(Code that draws figures)
------------

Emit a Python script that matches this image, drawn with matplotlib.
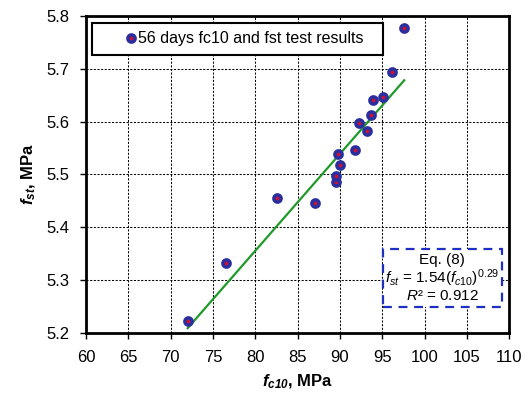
import numpy as np
import matplotlib
matplotlib.use("Agg")
import matplotlib.pyplot as plt
from matplotlib.patches import Rectangle

plt.rcParams['font.family'] = ['Liberation Sans', 'DejaVu Sans']
plt.rcParams['mathtext.fontset'] = 'custom'
plt.rcParams['mathtext.rm'] = 'Liberation Sans'
plt.rcParams['mathtext.it'] = 'Liberation Sans:italic'
plt.rcParams['mathtext.bf'] = 'Liberation Sans:bold'
plt.rcParams['mathtext.bfit'] = 'Liberation Sans:bold:italic'

# 56 days test results
fc10 = [72.0, 76.5, 82.5, 87.0, 89.5, 89.55, 90.0, 89.8, 91.8, 93.2, 92.2, 93.65, 93.9, 95.05, 96.2, 97.6]
fst = [5.222, 5.332, 5.455, 5.445, 5.486, 5.497, 5.517, 5.538, 5.547, 5.582, 5.597, 5.613, 5.641, 5.646, 5.693, 5.777]

# trendline end points
fit_x = [72.0, 97.6]
fit_y = [5.209, 5.678]

xticks = np.arange(60, 111, 5)
yticks = [5.2, 5.3, 5.4, 5.5, 5.6, 5.7, 5.8]

fig = plt.figure(figsize=(5.32, 4.05), dpi=100)
ax = fig.add_axes([0.162, 0.178, 0.795, 0.783])

ax.plot(fit_x, fit_y, color="#1f9a2a", lw=1.6, zorder=3)
ax.plot(fc10, fst, ls="none", marker="o", ms=5.2, mew=2.5,
        mfc="#d0102e", mec="#2a2fa0", zorder=4,
        label="56 days fc10 and fst test results")

ax.set_xlim(60, 110)
ax.set_ylim(5.2, 5.8)
ax.set_xticks(xticks)
ax.set_yticks(yticks)
ax.yaxis.set_major_formatter(plt.FormatStrFormatter("%.1f"))
ax.tick_params(labelsize=12, direction="out", length=4, width=1, pad=8)
ax.grid(True, color="black", ls=(0, (2, 1.5)), lw=0.75)
ax.set_axisbelow(True)
for s in ax.spines.values():
    s.set_linewidth(2)

ax.set_xlabel(r"$\mathbfit{f}_{\mathbfit{c10}}$, MPa", fontsize=12, fontweight="bold", labelpad=6)
ax.set_ylabel(r"$\mathbfit{f}_{\mathbfit{st}}$, MPa", fontsize=12, fontweight="bold", labelpad=6)

# legend box
ax.add_patch(Rectangle((0.014, 0.877), 0.688, 0.101, transform=ax.transAxes,
                       fill=True, fc="white", ec="black", lw=1.5, zorder=5))
leg = ax.legend(loc="center", bbox_to_anchor=(0.375, 0.928), frameon=False,
                fontsize=11.5, handlelength=0.6, handletextpad=0.15, borderpad=0)
leg.set_zorder(6)

# equation box
ax.add_patch(Rectangle((0.702, 0.082), 0.281, 0.183, transform=ax.transAxes,
                       fill=True, fc="white", ec="#1f2fc0", lw=1.6, ls=(0, (4, 3)), zorder=5))
ax.text(0.842, 0.174, "Eq. (8)\n$f_{st}$ = 1.54($f_{c10}$)$^{0.29}$\n$R$² = 0.912",
        transform=ax.transAxes, ha="center", va="center", fontsize=11,
        linespacing=1.0, zorder=6)

fig.savefig("out.png", dpi=100)
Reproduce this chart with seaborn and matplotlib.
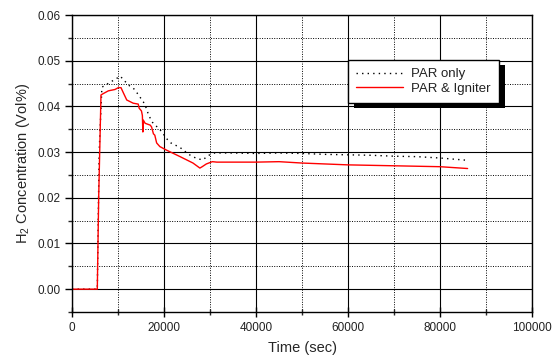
import matplotlib
matplotlib.use("Agg")
import matplotlib.pyplot as plt
import seaborn as sns
import pandas as pd
from matplotlib.ticker import MultipleLocator, FormatStrFormatter
from matplotlib.patches import Rectangle

# ---- data ----
t_par = [0, 5500, 5900, 6500, 8000, 9500, 10500, 11500, 12500, 13500, 14100, 14800,
         15500, 16000, 16700, 17500, 18500, 19500, 20500, 21500, 22500, 23500, 25000,
         26000, 27400, 28500, 29500, 31000, 35000, 40000, 45000, 50000, 55000, 60000,
         65000, 70000, 75000, 80000, 86000]
par_only = [0, 0, 0.030, 0.0442, 0.0451, 0.0460, 0.0466, 0.0455, 0.0445, 0.0438, 0.0430,
            0.0420, 0.0410, 0.0400, 0.0380, 0.0365, 0.0355, 0.0345, 0.0330, 0.0320, 0.0315,
            0.0310, 0.0298, 0.0291, 0.0285, 0.0283, 0.0292, 0.0298, 0.0298, 0.0297, 0.0298,
            0.0297, 0.0295, 0.0294, 0.0293, 0.0291, 0.0290, 0.0287, 0.0282]

t_ign = [0, 5500, 5800, 6300, 6800, 7900, 9350, 10070, 10650, 11150, 11900, 13300, 14400,
         14600, 15100, 15300, 15400, 15500, 15900, 17000, 17300, 17700, 18000, 18400, 19100,
         20600, 23500, 26300, 27800, 28300, 29200, 30500, 31500, 35000, 40000, 45000,
         50000, 55000, 60000, 65000, 70000, 75000, 80000, 86000]
par_igniter = [0, 0, 0.020, 0.0425, 0.0428, 0.0434, 0.0437, 0.0441, 0.0441, 0.0430, 0.0414,
               0.0407, 0.0405, 0.0396, 0.0390, 0.0380, 0.0344, 0.0370, 0.0363, 0.0359, 0.0355,
               0.0340, 0.0337, 0.0320, 0.0312, 0.0304, 0.0290, 0.0276, 0.0265, 0.0268, 0.0274,
               0.0279, 0.0278, 0.0278, 0.0278, 0.0279, 0.0276, 0.0274, 0.0272, 0.0271, 0.0270,
               0.0269, 0.0268, 0.0264]

labels = ["PAR only", "PAR & Igniter"]

df = pd.concat([
    pd.DataFrame({"t": t_par, "c": par_only, "case": labels[0]}),
    pd.DataFrame({"t": t_ign, "c": par_igniter, "case": labels[1]}),
], ignore_index=True)

sns.set_theme(style="white")
plt.rcParams["font.family"] = ["Liberation Sans", "DejaVu Sans"]
plt.rcParams["mathtext.fontset"] = "custom"
plt.rcParams["mathtext.rm"] = "Liberation Sans"
plt.rcParams["text.color"] = "#222222"

fig = plt.figure(figsize=(5.55, 3.62), dpi=100)
ax = fig.add_axes([72/555, 50/362, 460/555, 297/362])

sns.lineplot(data=df, x="t", y="c", hue="case", style="case",
             palette={labels[0]: "black", labels[1]: "#ff0000"},
             dashes={labels[0]: (1, 3), labels[1]: ""},
             linewidth=1.0, estimator=None, sort=False, ax=ax, legend=False)

ax.set_xlim(0, 100000)
ax.set_ylim(-0.005, 0.06)
ax.xaxis.set_major_locator(MultipleLocator(20000))
ax.xaxis.set_minor_locator(MultipleLocator(10000))
ax.yaxis.set_major_locator(MultipleLocator(0.01))
ax.yaxis.set_minor_locator(MultipleLocator(0.005))
ax.yaxis.set_major_formatter(FormatStrFormatter("%.2f"))

ax.grid(which="major", color="black", linewidth=0.8, linestyle="-")
ax.grid(which="minor", color="black", linewidth=0.7, linestyle=(0, (1, 1.5)))
ax.set_axisbelow(True)

for s in ax.spines.values():
    s.set_color("black")
    s.set_linewidth(1.0)
    s.set_visible(True)

ax.tick_params(axis="x", which="major", direction="inout", length=7, width=1,
               labelsize=8.5, colors="black", labelcolor="#222222", bottom=True, pad=4)
ax.tick_params(axis="x", which="minor", direction="inout", length=5, width=1, bottom=True)
ax.tick_params(axis="y", which="major", direction="out", length=5, width=1,
               labelsize=8.5, colors="black", labelcolor="#222222", left=True, pad=3)
ax.tick_params(axis="y", which="minor", direction="out", length=3, width=1, left=True)

ax.set_xlabel("Time (sec)", fontsize=10.5, labelpad=5)
ax.set_ylabel(r"H$_\mathregular{2}$ Concentration (Vol%)", fontsize=10.5, labelpad=4)

h1, = ax.plot([], [], color="black", linestyle=(0, (1, 3)), linewidth=1.0)
h2, = ax.plot([], [], color="#ff0000", linewidth=1.0)
leg = ax.legend([h1, h2], labels, loc="upper left",
                bbox_to_anchor=((348-72)/460, (312-60)/297),
                borderaxespad=0, fontsize=9.5, frameon=True, fancybox=False,
                handlelength=3.6, handletextpad=0.6, borderpad=0.6,
                labelspacing=0.2, edgecolor="black", framealpha=1)
leg.get_frame().set_linewidth(1.0)
leg.set_zorder(6)

fig.canvas.draw()
bb = leg.get_window_extent()
inv = ax.transAxes.inverted()
(x0, y0), (x1, y1) = inv.transform([[bb.x0 + 6, bb.y0 - 5], [bb.x1 + 6, bb.y1 - 5]])
ax.add_patch(Rectangle((x0, y0), x1 - x0, y1 - y0, transform=ax.transAxes,
                       facecolor="black", edgecolor="none", zorder=5.5, clip_on=False))

fig.savefig("out.png", dpi=100)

------------

EXERCISE OBJECTIVE: Reproduce the entries exactly, from the line with "Reproduce this chart" to the line with "0.0269, 0.0268, 0.0264]", both lines included, keeping no pictures.

WRITTEN SOLUTION:
Reproduce this chart with seaborn and matplotlib.
import matplotlib
matplotlib.use("Agg")
import matplotlib.pyplot as plt
import seaborn as sns
import pandas as pd
from matplotlib.ticker import MultipleLocator, FormatStrFormatter
from matplotlib.patches import Rectangle

# ---- data ----
t_par = [0, 5500, 5900, 6500, 8000, 9500, 10500, 11500, 12500, 13500, 14100, 14800,
         15500, 16000, 16700, 17500, 18500, 19500, 20500, 21500, 22500, 23500, 25000,
         26000, 27400, 28500, 29500, 31000, 35000, 40000, 45000, 50000, 55000, 60000,
         65000, 70000, 75000, 80000, 86000]
par_only = [0, 0, 0.030, 0.0442, 0.0451, 0.0460, 0.0466, 0.0455, 0.0445, 0.0438, 0.0430,
            0.0420, 0.0410, 0.0400, 0.0380, 0.0365, 0.0355, 0.0345, 0.0330, 0.0320, 0.0315,
            0.0310, 0.0298, 0.0291, 0.0285, 0.0283, 0.0292, 0.0298, 0.0298, 0.0297, 0.0298,
            0.0297, 0.0295, 0.0294, 0.0293, 0.0291, 0.0290, 0.0287, 0.0282]

t_ign = [0, 5500, 5800, 6300, 6800, 7900, 9350, 10070, 10650, 11150, 11900, 13300, 14400,
         14600, 15100, 15300, 15400, 15500, 15900, 17000, 17300, 17700, 18000, 18400, 19100,
         20600, 23500, 26300, 27800, 28300, 29200, 30500, 31500, 35000, 40000, 45000,
         50000, 55000, 60000, 65000, 70000, 75000, 80000, 86000]
par_igniter = [0, 0, 0.020, 0.0425, 0.0428, 0.0434, 0.0437, 0.0441, 0.0441, 0.0430, 0.0414,
               0.0407, 0.0405, 0.0396, 0.0390, 0.0380, 0.0344, 0.0370, 0.0363, 0.0359, 0.0355,
               0.0340, 0.0337, 0.0320, 0.0312, 0.0304, 0.0290, 0.0276, 0.0265, 0.0268, 0.0274,
               0.0279, 0.0278, 0.0278, 0.0278, 0.0279, 0.0276, 0.0274, 0.0272, 0.0271, 0.0270,
               0.0269, 0.0268, 0.0264]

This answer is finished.